Date: 13:03, 26-03-2019.

Almaty. March 26. KazTAG - China is doubling down on purchases of cheap oil that other buyers are shunning due to U.S. sanctions, reports Bloomberg.
The world’s biggest crude importer boosted imports from Venezuela and Iran last month from January, with the shipments costing the least since November 2017, data released on Monday by the General Administration of Customs show. Both of the OPEC producers are subject to separate U.S. sanctions that have squeezed their sales to customers across the globe.
While the U.S. has granted several buyers waivers from its sanctions to continue buying Iranian oil, the volumes they are allowed to buy are restricted. What’s more, other nations such as Japan are limiting cargoes to a minimum to avoid even the possibility of breaching America’s rules. China, however, has imported about 446,000 barrels a day on average since November, customs data show.
The Asian nation is said to have been allotted 360,000 barrels daily under the exemption, though that excludes the share of oil owed to Chinese companies that hold stakes in Iranian projects.
In Venezuela’s case, the Donald Trump administration’s sanctions only effectively block shipments to the U.S. and don’t restrict flows to other nations. Still, big buyers such as India’s Reliance Industries Ltd. have shied away from purchases to avoid potential repercussions.
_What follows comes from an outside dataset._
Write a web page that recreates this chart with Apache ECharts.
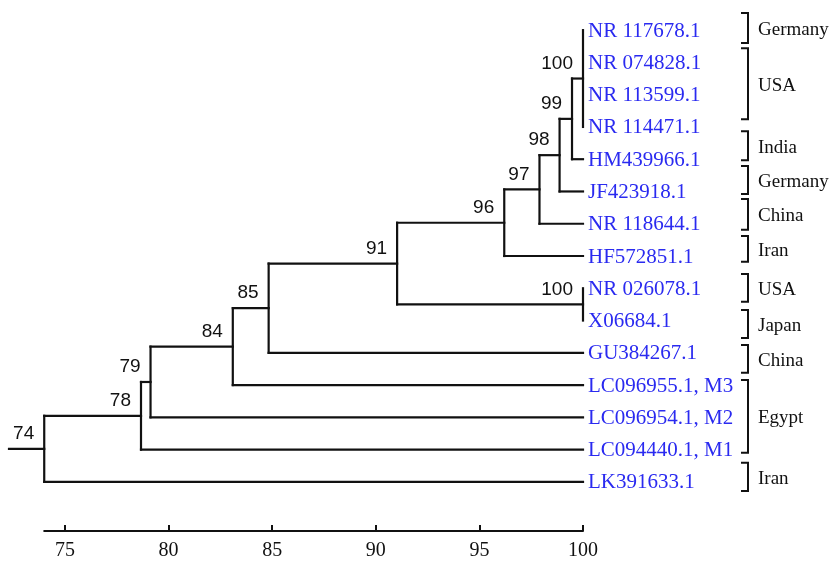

“Increased purchases from Venezuela may very likely be due to cost concerns,” said Li Li, an analyst with Shanghai-based commodities researcher ICIS-China. If the import price is low enough, oil giant PetroChina Co. can easily make a profit by selling to independent refiners, also called teapots, at a higher premium, she said by phone.
China bought 2.03 million metric tons, or 531,000 barrels a day, of crude from Venezuela last month, 17 percent more than January and the highest since December 2017, the customs data show. Imports from Iran rose 22 percent from a month earlier to 1.96 million tons.
China’s purchases are also probably spurred by a shortage of so-called heavy oil, which is more dense and sulfurous than lighter crude. The squeeze has been exacerbated by output cuts by the Organization of the Petroleum Exporting Countries and its allies as well as the U.S. sanctions.